The top of Baldy is accessible only by climbing one of the four ridges. During snowstorms, and sometimes for a day or two after, access to these ridges is blocked by the Alta and Snowbird ski patrols, due to high avalanche danger, As it snows about forty percent of the the time in Little Cottonwood canyon, and since the chutes usually have insufficient snow cover before late January, at the earliest, there are probably no more than ten or fifteen days a year when it is possible to make first tracks down this pinnacle of the powder skiing capital of the world. And unlike more easily reached powder runs, tracks made there will usually be distinctly visible all day; the arduous 45 minutes climb deters all but the most determined. Anyone riding up, or disembarking from the Sugarloaf, Germania, Collins, or Wildcat lifts has a distinct view of at least part of the chutes. One of the big entertainments at Alta, on the first sunny day after a big dump, is to watch the fanatics coming down the chutes. The other big entertainment on such days is doing it yourself.
One Monday in late February, Cheryl and I were riding up Sugarloaf on a crystal clear day. The canyon had received at least seven feet of snow that week; the road up had been closed all of Friday while the plows fought back at the avalanches blasted down following a 3 foot dump the night before. The storms petered out by Sunday, but the chutes remained closed.
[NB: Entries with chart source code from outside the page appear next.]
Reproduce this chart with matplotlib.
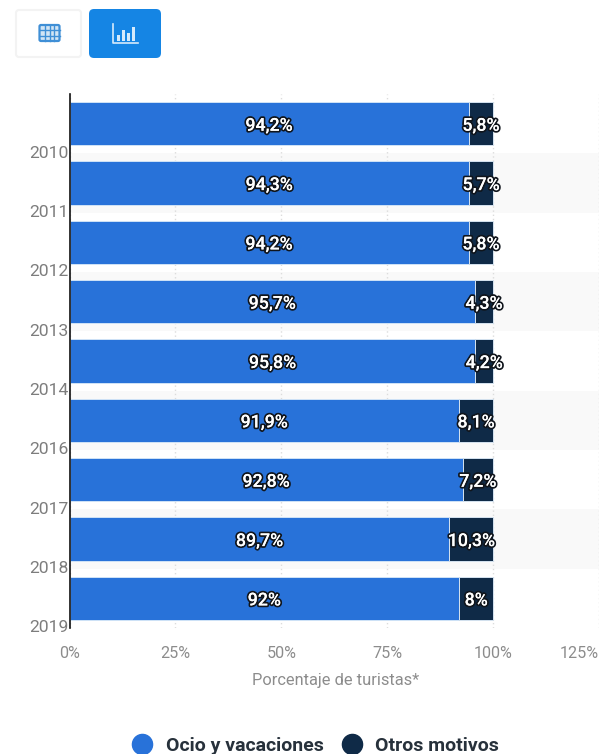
import matplotlib
matplotlib.use("Agg")
import matplotlib.pyplot as plt
import matplotlib.patheffects as pe
from matplotlib.lines import Line2D
from matplotlib.patches import FancyBboxPatch, Rectangle

plt.rcParams['font.family'] = ['Roboto', 'DejaVu Sans']

years = ['2010', '2011', '2012', '2013', '2014', '2016', '2017', '2018', '2019']
ocio = [94.2, 94.3, 94.2, 95.7, 95.8, 91.9, 92.8, 89.7, 92]
otros = [5.8, 5.7, 5.8, 4.3, 4.2, 8.1, 7.2, 10.3, 8]
x_ticks = [0, 25, 50, 75, 100, 125]

BLUE = '#2872d9'
NAVY = '#0f2a47'
W, H = 600, 754


def fx(px):
    return px / W


def fy(py):
    return 1 - py / H


fig = plt.figure(figsize=(6, 7.54), dpi=100, facecolor='white')
ax = fig.add_axes([fx(69.5), fy(628), fx(599 - 69.5), (628 - 94) / H])

positions = list(range(len(years)))

# Alternating row shading behind the bars
for i in positions:
    if i % 2 == 1:
        ax.axhspan(i - 0.5, i + 0.5, color='#f9f9f9', lw=0, zorder=0)

ax.set_axisbelow(True)
ax.xaxis.grid(True, color='#dcdcdc', linestyle=(0, (1, 2)), linewidth=1)
ax.yaxis.grid(False)

ax.barh(positions, ocio, height=0.73, color=BLUE, edgecolor='#cfe3f7',
        linewidth=0.7, zorder=2, label='Ocio y vacaciones')
ax.barh(positions, otros, left=ocio, height=0.73, color=NAVY, edgecolor='#d5e3f0',
        linewidth=0.7, zorder=2, label='Otros motivos')


def percent(v):
    return f'{v:g}'.replace('.', ',') + '%'


for i in positions:
    for start, val in ((0, ocio[i]), (ocio[i], otros[i])):
        t = ax.text(start + val / 2, i + 0.035, percent(val), ha='center', va='center',
                    color='white', fontsize=12.8, fontweight='medium', zorder=4)
        t.set_path_effects([pe.withStroke(linewidth=2.6, foreground='#10151c'), pe.Normal()])

ax.set_xlim(0, 125)
ax.set_ylim(len(years) - 0.5, -0.5)

ax.set_xticks(x_ticks)
ax.set_xticklabels([f'{v}%' for v in x_ticks])
ax.get_xticklabels()[-1].set_ha('right')
ax.tick_params(axis='x', length=0, pad=13, labelsize=11.6, labelcolor='#8c8c8c')

# Year labels sit at the lower edge of their row
ax.set_yticks([p + 0.47 for p in positions])
ax.set_yticklabels(years)
ax.tick_params(axis='y', length=0, pad=0.5, labelsize=12.6, labelcolor='#7d7d7d')

for side in ('top', 'right', 'bottom'):
    ax.spines[side].set_visible(False)
ax.spines['left'].set_color('#111111')
ax.spines['left'].set_linewidth(1.2)
ax.spines['left'].set_zorder(5)

fig.text(fx(336), fy(680), 'Porcentaje de turistas*', ha='center', va='center',
         fontsize=11.8, color='#8c8c8c')

handles = [Line2D([], [], linestyle='none', marker='o', markersize=14.5, color=BLUE),
           Line2D([], [], linestyle='none', marker='o', markersize=14.5, color=NAVY)]
fig.legend(handles, ['Ocio y vacaciones', 'Otros motivos'], ncol=2, frameon=False,
           loc='center', bbox_to_anchor=(fx(313), fy(746)),
           prop={'size': 14, 'weight': 'bold'}, labelcolor='#27313b',
           handletextpad=0.4, columnspacing=0.65, handlelength=1.6, borderpad=0)

# View switch buttons above the chart
overlay = fig.add_axes([0, 0, 1, 1], facecolor='none')
overlay.set_xlim(0, W)
overlay.set_ylim(H, 0)
overlay.axis('off')

overlay.add_patch(FancyBboxPatch((16, 10), 65, 47, boxstyle='round,pad=0,rounding_size=3',
                                 fc='white', ec='#f3f3f3', lw=1.5))
overlay.add_patch(FancyBboxPatch((89, 9), 72, 49, boxstyle='round,pad=0,rounding_size=5',
                                 fc='#1585e4', ec='none'))

# Table glyph
ICON = '#3f8fd6'
overlay.add_patch(FancyBboxPatch((39.5, 25), 20, 16, boxstyle='round,pad=0,rounding_size=1.5',
                                 fc='#d2e5f5', ec=ICON, lw=1.6))
for gx in (44.7, 49.5, 54.4):
    overlay.plot([gx, gx], [25, 41], color=ICON, lw=1)
for gy in (30.3, 35.6):
    overlay.plot([39.5, 59.5], [gy, gy], color=ICON, lw=1)

# Bar chart glyph
GLYPH = '#d6eafb'
overlay.plot([113, 113, 138], [24, 43, 43], color=GLYPH, lw=1.2)
for bx, top in ((118, 35), (123, 30), (128, 33), (133, 27)):
    overlay.add_patch(Rectangle((bx - 1.5, top), 3, 41 - top, fc=GLYPH, ec='none'))

fig.savefig('out.png', dpi=100, facecolor='white')
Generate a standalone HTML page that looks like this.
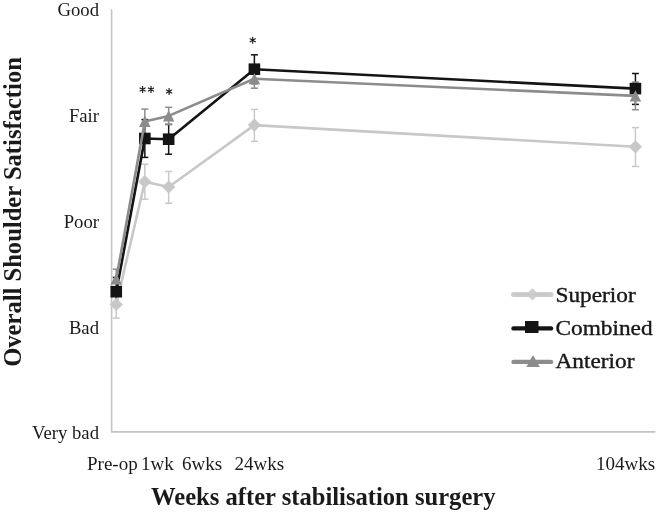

Despite a flat tire on our VW bus just before we left the Avenues above downtown Salt Lake, we made it to the lifts just as they opened. The sky was cloudless, the temperature about to climb to 50 F. Cresting the ridge over Extrovert, the lift brought us to our first view of Baldy’s east face. Shorter then the north side, it has a perfect contour for a powder bowl. Incredibly steep at the top, the slope gradually lessens as it gunbarrels down, encouraging a constant speed and thus unchanging rhythm from top to bottom.
“Look at the people climbing up Baldy,” I said, pointing. The lead hiker, the first of twelve, was sidestepping half-way up the ridge. As we watched, he took off his skies, and sunk up to his hips. Back into his bindings, he continued to blaze the route. “Poor guy; I’m glad he’s breaking trail, and not me. What d’ya think – should I go up there and ski that? Geez! Look at the Chutes!” They were a pure marshmallow mound, untracked, punctuated only by the vertical ridge outcroppings defining them. “I’d sure like to do that today. I wonder if I should climb up there?” I said as we slid off the chairs at the top of the lift.
“I guess I really have do it,” I said. This would probably be my last day skiing in Utah that year. That evening, I would fly to Seattle, and didn’t know if I’d get back again before April. I had a real job now, not like the year before, when my job was skiing, every day, at Snowbird. I was a professional, an adult, no longer free to fly across the face of Baldy any time I wanted. There really wasn’t a question; I needed a valedictory to my two winters in Little Cottonwood canyon.